I think something that many don't consider is that there is a difference between leadership and management. Leadership is about establishing a direction and coping with change. Management, on the other hand, is about predictability and results. These two are often at odds with each other, or at least butting heads every so often. Yet, these two also need to cooperate if a business is to move forward. It is unfortunate that firms have the tendency to be over-managed and under-led.
Culture is defined as the shared assumptions, values, attitudes and patterns of behavior that you see within an organization or group. It is 'the way we do things around here', whether consciously or unconsciously. Culture is established in an organization through what I've started to call the three E's of expansion. The first E is enablng. This is when leaders speak, act, create policies and establish procedures within an organization. Employees observe what their leaders do and determine what is important and valued through this. The second E is enacting. This is when employees begin to do those things that they thought their leaders showed them were important and valued. For example, imagine a leader who talks about how important work-life balance is, but doesn't take vacations themself and works crazy long hours. (I don't imagine that it will be a challenge to think of examples of this sadly....) Unfortunately, the spoken message of work-life balance may fall on deaf ears since the employees can visibly see their leader not taking vacations and working long hours. The message they are receiving instead is that spending more time at work is what is important and valued. From here, we come to the third E, elaborating. This means that as more employees begin to enact what has been enabled for them, the culture of no vacations and long hours becomes more and more a part of the organization. As you can see from this example, it is incredibly important that leaders within a company are making the effort to model good behaviors for their employees.
One quote that I pulled from this class refers to the idea I just presented. I want to share it here:
"Managers may inadvertently reproduce a culture, even when they desire or espouse to to wanting to change it. Part of this is due to the underlying assumptions that managers have about human behavior and how people are motivated to get refied in an organization's formal systems, it's incentive systems, in the everyday norms of who's recognized, who has voice, who doesn't have voice. What happens is that if people are treated consistently in terms of these basic managerial assumptions, they come eventually to behave according to the way those assumptions would predict. That is, in many ways we bring about the world that we theorize or assume."
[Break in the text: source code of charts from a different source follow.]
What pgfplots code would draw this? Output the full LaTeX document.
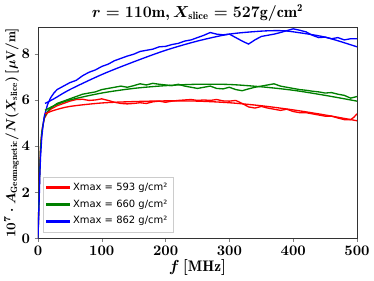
\documentclass[border=0pt]{standalone}
\usepackage{pgfplots}
\pgfplotsset{compat=1.18}
\usepackage{fontspec}
\setsansfont{DejaVu Sans}
\definecolor{mgreen}{HTML}{008000}
\begin{document}
\begin{tikzpicture}
\begin{axis}[
  scale only axis, width=240pt, height=159pt,
  xmin=0, xmax=500, ymin=0, ymax=9.15,
  xtick={0,100,200,300,400,500}, ytick={0,2,4,6,8},
  tick align=outside, tick pos=left,
  major tick length=2.5pt,
  ticklabel style={font=\fontsize{10.5}{12}\selectfont\boldmath},
  xlabel style={font=\fontsize{11.5}{13}\selectfont\boldmath, yshift=4pt},
  ylabel style={font=\fontsize{9.8}{11}\selectfont\boldmath, yshift=-5pt},
  title style={font=\fontsize{12}{14}\selectfont\boldmath, yshift=-5pt},
  title={$r=110\mathrm{m}, X_{\mathrm{slice}}=527\mathrm{g/cm^2}$},
  xlabel={$f\,[\mathrm{MHz}]$},
  ylabel={$10^7\cdot A_{\mathrm{Geomagnetic}}/N(X_{\mathrm{slice}})\,[\mu\mathrm{V/m}]$},
  axis line style={black!80},
  legend style={at={(0.015,0.03)}, anchor=south west, draw=black!20,
    font=\sffamily\fontsize{7.5}{9}\selectfont, row sep=1.5pt, inner sep=2.5pt},
  legend cell align=left,
  legend image code/.code={\fill[#1] (0pt,-0.6pt) rectangle (0.6cm,0.6pt);},
]
\addplot[red, line width=1pt] coordinates {(0,0)(1,1.0)(2,2.2)(3,3.2)(4,3.9)(5,4.3)(7,4.8)(10,5.2)(15,5.45)(20,5.6)(30,5.75)(40,5.85)(50,5.95)(60,6.02)(70,6.03)(80,5.98)(90,6.0)(100,6.05)(110,5.98)(120,5.9)(130,5.85)(140,5.83)(150,5.85)(160,5.88)(170,5.85)(180,5.92)(190,5.95)(200,5.9)(210,5.95)(220,5.98)(230,6.0)(240,6.02)(250,5.98)(260,6.0)(270,5.98)(280,6.02)(290,5.96)(300,5.95)(310,5.98)(320,5.85)(330,5.7)(340,5.65)(350,5.72)(360,5.65)(370,5.6)(380,5.55)(390,5.6)(400,5.5)(410,5.45)(420,5.45)(430,5.4)(440,5.35)(450,5.3)(460,5.3)(470,5.22)(480,5.15)(490,5.15)(495,5.25)(500,5.4)};
\addlegendentry{Xmax = 593 g/cm²}
\addplot[mgreen, line width=1pt] coordinates {(0,0)(1,1.0)(2,2.2)(4,3.9)(6,4.6)(10,5.25)(15,5.5)(20,5.65)(30,5.85)(40,5.95)(50,6.05)(60,6.15)(70,6.25)(80,6.3)(90,6.35)(100,6.45)(110,6.5)(120,6.55)(130,6.6)(140,6.55)(150,6.62)(160,6.7)(170,6.65)(180,6.72)(190,6.68)(200,6.65)(210,6.62)(220,6.68)(230,6.6)(240,6.55)(250,6.5)(260,6.55)(270,6.6)(280,6.5)(290,6.48)(300,6.55)(310,6.45)(320,6.4)(330,6.48)(340,6.55)(350,6.6)(360,6.65)(370,6.7)(380,6.6)(390,6.55)(400,6.5)(410,6.45)(420,6.42)(430,6.38)(440,6.35)(450,6.3)(460,6.32)(470,6.25)(480,6.2)(490,6.08)(500,6.15)};
\addlegendentry{Xmax = 660 g/cm²}
\addplot[blue, line width=1pt] coordinates {(0,0)(1,0.8)(2,1.8)(3,2.8)(4,3.5)(6,4.4)(8,4.9)(10,5.3)(15,5.8)(20,6.1)(25,6.3)(30,6.45)(40,6.6)(50,6.75)(60,6.85)(70,7.05)(80,7.2)(90,7.3)(100,7.45)(110,7.55)(120,7.7)(130,7.8)(140,7.9)(150,7.98)(160,8.1)(170,8.15)(180,8.2)(190,8.3)(200,8.32)(210,8.4)(220,8.45)(230,8.55)(240,8.6)(250,8.7)(260,8.8)(270,8.92)(280,8.85)(290,8.82)(300,8.85)(310,8.7)(320,8.55)(330,8.42)(340,8.6)(350,8.75)(360,8.8)(370,8.85)(380,8.92)(390,9.0)(400,9.08)(410,9.02)(420,8.95)(430,8.8)(440,8.7)(450,8.72)(460,8.65)(470,8.7)(480,8.6)(490,8.65)(500,8.65)};
\addlegendentry{Xmax = 862 g/cm²}
\addplot[red, line width=1pt, smooth, forget plot] coordinates {(11,5.4)(25,5.55)(50,5.72)(100,5.87)(150,5.93)(200,5.96)(250,5.95)(300,5.88)(350,5.75)(400,5.57)(450,5.35)(500,5.1)};
\addplot[mgreen, line width=1pt, smooth, forget plot] coordinates {(11,5.55)(25,5.75)(50,6.0)(100,6.3)(150,6.5)(200,6.62)(250,6.68)(300,6.67)(350,6.57)(400,6.42)(450,6.2)(500,5.95)};
\addplot[blue, line width=1pt, smooth, forget plot] coordinates {(11,5.85)(25,6.05)(50,6.45)(100,7.1)(150,7.65)(200,8.15)(250,8.55)(300,8.85)(350,8.98)(380,9.0)(400,8.95)(450,8.72)(500,8.3)};
\end{axis}
\end{tikzpicture}
\end{document}
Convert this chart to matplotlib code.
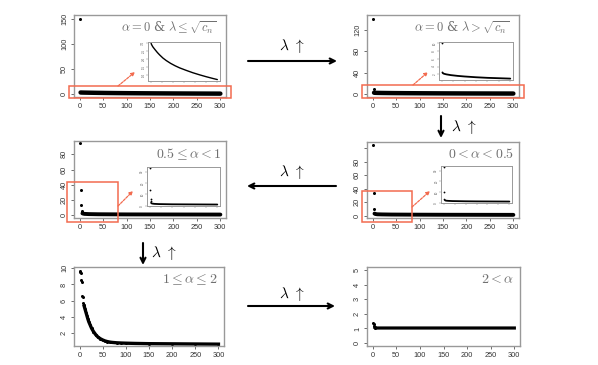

I've talked a lot about how challenging changing culture can be, especially when that culture has been so deeply ingrained in its workers. It is WORK. I am not trying to tell people that it will be easy. Any proposed interventions need to fit and build on an existing culture. They need to meet organizations where they are and have realistic goals. If an organization is successful in making a change, it is then imperative that the leaders then monitor, reinforce and readjust as they experience changes.
In this section of class, the professors discussed much of John Kotter's work. Kotter offers an 8-step process for leading change. The steps, taken from Kotter's website, are as follows:
- Create a sense of urgency - help others see the need for change and that it needs to happen now
- Build a guiding coallition - leaders who can guide, coordinate and communicate about the change process
- Form a strategic vision & initiatives - clarify how the future will be different from the past; show initiatives that can help make vision a reality
- Enlist a volunteer army - large-scale change needs massive numbers of people to rally around a common opportunity
- Enable action by removing barriers - remove inefficient processes + hierachies; establish freedom to work across levels and generate real impact
- Generate short-term wins - 'wins are the molecules of results'; collect + communicate, early and often to energize volunteers
- Sustain acceleration - press harder after first success; as credibility increase, so does the ability to improve systems, structures and policies
- Institute change - speak about the connection between the new behaviors + organizational success; make sure they continue until the new behaviors become strong enough to replace old habits
This process is being open about the fact that culture change is a challenge, but it also allows individuals and organizations to see that there is a path that can be taken to start inching forward.
Again, we still need more individuals that are higher up within organizations to take a stand, like Tim Bray from Amazon, and create the sense of urgency that can set the beginnings of change in motion.